Prediction of Net-Tension Strength for Multirow Bolted Connections of Pultruded Material Using the Hart-Smith Semiempirical Modeling Approach

Presented in this paper is a study to show that the Hart-Smith semiempirical modeling approach can be used to predict the net-tension strength of multirowed bolted connections of pultruded material. Using the original 1987 paper by Hart-Smith a strength equation is developed for the specific connection configuration of two rows with a centrally placed steel bolt. The reported equation can be directly used for the two orientations of material that have the tension load parallel or perpendicular to the direction of pultrusion. Using experimental measurements for material properties and single-bolted connections from Rosner’s 1992 work and the open-hole tension strengths from Turvey and Wang’s 2003 paper, representative values to the modeling parameters in the strength equation are established. For model verification a comparison is made between theoretical and experimental strengths, using 17 test results from Hassan et al.’s 1997a work.
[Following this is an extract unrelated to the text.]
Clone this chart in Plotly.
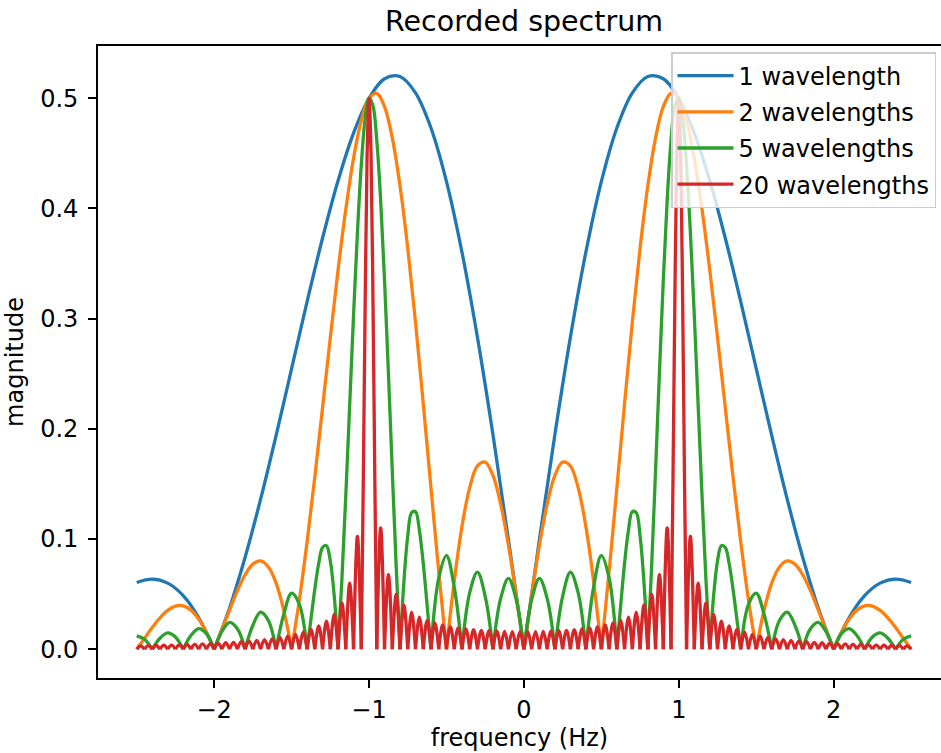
import plotly.graph_objects as go

# ---------------- data ----------------
series_names = ["1 wavelength", "2 wavelengths", "5 wavelengths", "20 wavelengths"]
series_colors = ["#1f77b4", "#ff7f0e", "#2ca02c", "#d62728"]

blue_f = [-2.5, -2.4, -2.3, -2.2, -2.1, -2.0, -1.9, -1.8, -1.7, -1.6, -1.5, -1.4, -1.3, -1.2, -1.1,
          -1.0, -0.9, -0.8, -0.7, -0.6, -0.5, -0.4, -0.3, -0.2, -0.1, 0.0,
          0.1, 0.2, 0.3, 0.4, 0.5, 0.6, 0.7, 0.8, 0.9, 1.0, 1.1, 1.2, 1.3, 1.4, 1.5,
          1.6, 1.7, 1.8, 1.9, 2.0, 2.1, 2.2, 2.3, 2.4, 2.5]
blue_mag = [0.0606, 0.0636, 0.0600, 0.0487, 0.0288, 0.0, 0.0377, 0.0835, 0.1362, 0.1941, 0.2546,
            0.3154, 0.3732, 0.4252, 0.4684, 0.5000, 0.5177, 0.5197, 0.5049, 0.4730, 0.4244,
            0.3604, 0.2830, 0.1949, 0.0994, 0.0,
            0.0994, 0.1949, 0.2830, 0.3604, 0.4244, 0.4730, 0.5049, 0.5197, 0.5177, 0.5000,
            0.4684, 0.4252, 0.3732, 0.3154, 0.2546, 0.1941, 0.1362, 0.0835, 0.0377, 0.0,
            0.0288, 0.0487, 0.0600, 0.0636, 0.0606]

orange_f = [-2.5, -2.45, -2.4, -2.35, -2.3, -2.25, -2.2, -2.15, -2.1, -2.05, -2.0,
            -1.95, -1.9, -1.85, -1.8, -1.75, -1.7, -1.65, -1.6, -1.55, -1.5,
            -1.45, -1.4, -1.35, -1.3, -1.25, -1.2, -1.15, -1.1, -1.05, -1.0,
            -0.95, -0.9, -0.85, -0.8, -0.75, -0.7, -0.65, -0.6, -0.55, -0.5,
            -0.45, -0.4, -0.35, -0.3, -0.25, -0.2, -0.15, -0.1, -0.05, 0.0,
            0.05, 0.1, 0.15, 0.2, 0.25, 0.3, 0.35, 0.4, 0.45, 0.5,
            0.55, 0.6, 0.65, 0.7, 0.75, 0.8, 0.85, 0.9, 0.95, 1.0,
            1.05, 1.1, 1.15, 1.2, 1.25, 1.3, 1.35, 1.4, 1.45, 1.5,
            1.55, 1.6, 1.65, 1.7, 1.75, 1.8, 1.85, 1.9, 1.95, 2.0,
            2.05, 2.1, 2.15, 2.2, 2.25, 2.3, 2.35, 2.4, 2.45, 2.5]
orange_mag = [0.0, 0.0098, 0.0197, 0.0285, 0.0353, 0.0392, 0.0394, 0.0355, 0.0274, 0.0154, 0.0,
              0.0175, 0.0358, 0.0532, 0.0676, 0.0772, 0.0801, 0.0747, 0.0600, 0.0351, 0.0,
              0.0446, 0.0975, 0.1565, 0.2194, 0.2829, 0.3440, 0.3992, 0.4455, 0.4798, 0.5000,
              0.5044, 0.4924, 0.4640, 0.4205, 0.3638, 0.2968, 0.2230, 0.1462, 0.0705, 0.0,
              0.0617, 0.1114, 0.1467, 0.1663, 0.1698, 0.1577, 0.1317, 0.0945, 0.0493, 0.0,
              0.0493, 0.0945, 0.1317, 0.1577, 0.1698, 0.1663, 0.1467, 0.1114, 0.0617, 0.0,
              0.0705, 0.1462, 0.2230, 0.2968, 0.3638, 0.4205, 0.4640, 0.4924, 0.5044, 0.5000,
              0.4798, 0.4455, 0.3992, 0.3440, 0.2829, 0.2194, 0.1565, 0.0975, 0.0446, 0.0,
              0.0351, 0.0600, 0.0747, 0.0801, 0.0772, 0.0676, 0.0532, 0.0358, 0.0175, 0.0,
              0.0154, 0.0274, 0.0355, 0.0394, 0.0392, 0.0353, 0.0285, 0.0197, 0.0098, 0.0]

green_f = [-2.5, -2.45, -2.4, -2.35, -2.3, -2.25, -2.2, -2.15, -2.1, -2.05, -2.0,
           -1.95, -1.9, -1.85, -1.8, -1.75, -1.7, -1.65, -1.6, -1.55, -1.5, -1.45, -1.4,
           -1.375, -1.35, -1.325, -1.3, -1.275, -1.25, -1.225, -1.2,
           -1.175, -1.15, -1.125, -1.1, -1.075, -1.05, -1.025, -1.0,
           -0.975, -0.95, -0.925, -0.9, -0.875, -0.85, -0.825, -0.8,
           -0.775, -0.75, -0.725, -0.7, -0.675, -0.65, -0.625, -0.6,
           -0.55, -0.5, -0.45, -0.4, -0.35, -0.3, -0.25, -0.2, -0.15, -0.1, -0.05, 0.0,
           0.05, 0.1, 0.15, 0.2, 0.25, 0.3, 0.35, 0.4, 0.45, 0.5, 0.55, 0.6,
           0.625, 0.65, 0.675, 0.7, 0.725, 0.75, 0.775, 0.8,
           0.825, 0.85, 0.875, 0.9, 0.925, 0.95, 0.975, 1.0,
           1.025, 1.05, 1.075, 1.1, 1.125, 1.15, 1.175, 1.2,
           1.225, 1.25, 1.275, 1.3, 1.325, 1.35, 1.375, 1.4,
           1.45, 1.5, 1.55, 1.6, 1.65, 1.7, 1.75, 1.8, 1.85, 1.9, 1.95, 2.0,
           2.05, 2.1, 2.15, 2.2, 2.25, 2.3, 2.35, 2.4, 2.45, 2.5]
green_mag = [0.0121, 0.0090, 0.0, 0.0100, 0.0148, 0.0111, 0.0, 0.0124, 0.0187, 0.0141, 0.0,
             0.0161, 0.0244, 0.0186, 0.0, 0.0218, 0.0337, 0.0261, 0.0, 0.0321, 0.0509, 0.0408, 0.0,
             0.0274, 0.0547, 0.0778, 0.0923, 0.0940, 0.0800, 0.0487, 0.0,
             0.0640, 0.1396, 0.2214, 0.3032, 0.3779, 0.4392, 0.4813, 0.5000,
             0.4934, 0.4617, 0.4074, 0.3351, 0.2509, 0.1622, 0.0763, 0.0,
             0.0610, 0.1029, 0.1240, 0.1248, 0.1080, 0.0780, 0.0400, 0.0,
             0.0645, 0.0849, 0.0564, 0.0, 0.0513, 0.0700, 0.0480, 0.0, 0.0461, 0.0643, 0.0451, 0.0,
             0.0451, 0.0643, 0.0461, 0.0, 0.0480, 0.0700, 0.0513, 0.0, 0.0564, 0.0849, 0.0645, 0.0,
             0.0400, 0.0780, 0.1080, 0.1248, 0.1240, 0.1029, 0.0610, 0.0,
             0.0763, 0.1622, 0.2509, 0.3351, 0.4074, 0.4617, 0.4934, 0.5000,
             0.4813, 0.4392, 0.3779, 0.3032, 0.2214, 0.1396, 0.0640, 0.0,
             0.0487, 0.0800, 0.0940, 0.0923, 0.0778, 0.0547, 0.0274, 0.0,
             0.0408, 0.0509, 0.0321, 0.0, 0.0261, 0.0337, 0.0218, 0.0, 0.0186, 0.0244, 0.0161, 0.0,
             0.0141, 0.0187, 0.0124, 0.0, 0.0111, 0.0148, 0.0100, 0.0, 0.0090, 0.0121]

red_f = [-2.5, -2.475, -2.45, -2.425, -2.4, -2.375, -2.35, -2.325, -2.3, -2.275, -2.25,
         -2.225, -2.2, -2.175, -2.15, -2.125, -2.1, -2.075, -2.05, -2.025, -2.0,
         -1.975, -1.95, -1.925, -1.9, -1.875, -1.85, -1.825, -1.8, -1.775, -1.75,
         -1.725, -1.7, -1.675, -1.65, -1.625, -1.6, -1.575, -1.55, -1.525, -1.5,
         -1.475, -1.45, -1.425, -1.4, -1.375, -1.35, -1.325, -1.3, -1.275, -1.25,
         -1.225, -1.2, -1.175, -1.15, -1.125, -1.1, -1.075, -1.05,
         -1.0375, -1.025, -1.0125, -1.0, -0.9875, -0.975, -0.9625, -0.95,
         -0.925, -0.9, -0.875, -0.85, -0.825, -0.8, -0.775, -0.75,
         -0.725, -0.7, -0.675, -0.65, -0.625, -0.6, -0.575, -0.55, -0.525, -0.5,
         -0.475, -0.45, -0.425, -0.4, -0.375, -0.35, -0.325, -0.3, -0.275, -0.25,
         -0.225, -0.2, -0.175, -0.15, -0.125, -0.1, -0.075, -0.05, -0.025, 0.0,
         0.025, 0.05, 0.075, 0.1, 0.125, 0.15, 0.175, 0.2, 0.225, 0.25,
         0.275, 0.3, 0.325, 0.35, 0.375, 0.4, 0.425, 0.45, 0.475, 0.5,
         0.525, 0.55, 0.575, 0.6, 0.625, 0.65, 0.675, 0.7, 0.725, 0.75,
         0.775, 0.8, 0.825, 0.85, 0.875, 0.9, 0.925, 0.95,
         0.9625, 0.975, 0.9875, 1.0, 1.0125, 1.025, 1.0375, 1.05,
         1.075, 1.1, 1.125, 1.15, 1.175, 1.2, 1.225, 1.25,
         1.275, 1.3, 1.325, 1.35, 1.375, 1.4, 1.425, 1.45, 1.475, 1.5,
         1.525, 1.55, 1.575, 1.6, 1.625, 1.65, 1.675, 1.7, 1.725, 1.75,
         1.775, 1.8, 1.825, 1.85, 1.875, 1.9, 1.925, 1.95, 1.975, 2.0,
         2.025, 2.05, 2.075, 2.1, 2.125, 2.15, 2.175, 2.2, 2.225, 2.25,
         2.275, 2.3, 2.325, 2.35, 2.375, 2.4, 2.425, 2.45, 2.475, 2.5]
red_mag = [0.0, 0.0031, 0.0, 0.0033, 0.0, 0.0034, 0.0, 0.0036, 0.0, 0.0038, 0.0,
           0.0040, 0.0, 0.0043, 0.0, 0.0045, 0.0, 0.0048, 0.0, 0.0051, 0.0,
           0.0055, 0.0, 0.0059, 0.0, 0.0063, 0.0, 0.0068, 0.0, 0.0074, 0.0,
           0.0081, 0.0, 0.0088, 0.0, 0.0097, 0.0, 0.0108, 0.0, 0.0120, 0.0,
           0.0135, 0.0, 0.0154, 0.0, 0.0179, 0.0, 0.0211, 0.0, 0.0254, 0.0,
           0.0318, 0.0, 0.0418, 0.0, 0.0599, 0.0, 0.1023, 0.0,
           0.1473, 0.3144, 0.4474, 0.5000, 0.4530, 0.3220, 0.1529, 0.0,
           0.1102, 0.0, 0.0679, 0.0, 0.0498, 0.0, 0.0399, 0.0,
           0.0336, 0.0, 0.0292, 0.0, 0.0261, 0.0, 0.0238, 0.0, 0.0220, 0.0,
           0.0206, 0.0, 0.0194, 0.0, 0.0185, 0.0, 0.0178, 0.0, 0.0172, 0.0,
           0.0168, 0.0, 0.0164, 0.0, 0.0162, 0.0, 0.0160, 0.0, 0.0159, 0.0,
           0.0159, 0.0, 0.0160, 0.0, 0.0162, 0.0, 0.0164, 0.0, 0.0168, 0.0,
           0.0172, 0.0, 0.0178, 0.0, 0.0185, 0.0, 0.0194, 0.0, 0.0206, 0.0,
           0.0220, 0.0, 0.0238, 0.0, 0.0261, 0.0, 0.0292, 0.0, 0.0336, 0.0,
           0.0399, 0.0, 0.0498, 0.0, 0.0679, 0.0, 0.1102, 0.0,
           0.1529, 0.3220, 0.4530, 0.5000, 0.4474, 0.3144, 0.1473, 0.0,
           0.1023, 0.0, 0.0599, 0.0, 0.0418, 0.0, 0.0318, 0.0,
           0.0254, 0.0, 0.0211, 0.0, 0.0179, 0.0, 0.0154, 0.0, 0.0135, 0.0,
           0.0120, 0.0, 0.0108, 0.0, 0.0097, 0.0, 0.0088, 0.0, 0.0081, 0.0,
           0.0074, 0.0, 0.0068, 0.0, 0.0063, 0.0, 0.0059, 0.0, 0.0055, 0.0,
           0.0051, 0.0, 0.0048, 0.0, 0.0045, 0.0, 0.0043, 0.0, 0.0040, 0.0,
           0.0038, 0.0, 0.0036, 0.0, 0.0034, 0.0, 0.0033, 0.0, 0.0031, 0.0]

x_tick_vals = [-2, -1, 0, 1, 2]
x_tick_text = ["\u22122", "\u22121", "0", "1", "2"]
y_tick_vals = [0.0, 0.1, 0.2, 0.3, 0.4, 0.5]
y_tick_text = ["0.0", "0.1", "0.2", "0.3", "0.4", "0.5"]


def lobes(f, m):
    """Split a curve into separate lobes at its interior zeros so each lobe is
    smoothed on its own and the cusps at the zeros stay sharp."""
    xs, ys = [], []
    n = len(f)
    for i in range(n):
        xs.append(f[i])
        ys.append(m[i])
        if m[i] == 0 and 0 < i < n - 1:
            xs += [None, f[i]]
            ys += [None, m[i]]
    return xs, ys


FONT = "DejaVu Sans"
FS = 24
curves = [(blue_f, blue_mag), (orange_f, orange_mag), (green_f, green_mag), (red_f, red_mag)]

fig = go.Figure()
for (f, m), name, color in zip(curves, series_names, series_colors):
    xs, ys = lobes(f, m)
    fig.add_trace(go.Scatter(
        x=xs, y=ys, mode="lines", name=name, legendgroup=name,
        line=dict(color=color, width=3.3, shape="spline", smoothing=1.0),
        connectgaps=False, hoverinfo="skip",
    ))

W, H = 941, 753
L, R, T, B = 98, 0, 46, 75

fig.update_layout(
    width=W, height=H,
    margin=dict(l=L, r=R, t=T, b=B, pad=0),
    paper_bgcolor="white", plot_bgcolor="white",
    font=dict(family=FONT, size=FS, color="#000000"),
    title=dict(text="Recorded spectrum", font=dict(family=FONT, size=28.5, color="#000000"),
               x=524 / W, xref="container", xanchor="center",
               y=1 - 21 / H, yref="container", yanchor="middle"),
    xaxis=dict(range=[-2.75, 2.693], tickmode="array", tickvals=x_tick_vals, ticktext=x_tick_text,
               ticks="outside", ticklen=8, tickwidth=1.8, tickcolor="#000000",
               showline=True, linecolor="#000000", linewidth=1.8, mirror=True,
               showgrid=False, zeroline=False, tickfont=dict(size=FS),
               ticklabelstandoff=1,
               title=dict(text="frequency (Hz)", font=dict(size=FS), standoff=0)),
    yaxis=dict(range=[-0.0261, 0.5474], tickmode="array", tickvals=y_tick_vals, ticktext=y_tick_text,
               ticks="outside", ticklen=8, tickwidth=1.8, tickcolor="#000000",
               showline=True, linecolor="#000000", linewidth=1.8, mirror=False,
               showgrid=False, zeroline=False, tickfont=dict(size=FS),
               ticklabelstandoff=5,
               title=dict(text="magnitude", font=dict(size=FS), standoff=10)),
    legend=dict(x=(936 - L) / (W - L - R), xanchor="right",
                y=(678 - 52) / (753 - T - B), yanchor="top",
                bgcolor="rgba(255,255,255,0.8)", bordercolor="#cccccc", borderwidth=1.5,
                font=dict(family=FONT, size=FS, color="#000000"),
                itemwidth=56, traceorder="grouped", tracegroupgap=2),
    showlegend=True,
)

fig.write_html("out.html")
Only two of the 17 experimental-to-theory strength ratios are <1.0, and only one of these two could be said to have predicted unsafe net-tension strengths. With none of the ratios exceeding 1.2, it is seen that the simple and versatile modeling approach gives very acceptable predictions. To determine the modeling parameters that will enable the Hart-Smith approach to be in a load resistance factor design standard there is a need for a comprehensive series of strength tests, for net-tension failure with filled- and open-holes, that covers the complete range of multirowed bolted connections that is to be permitted by the standard.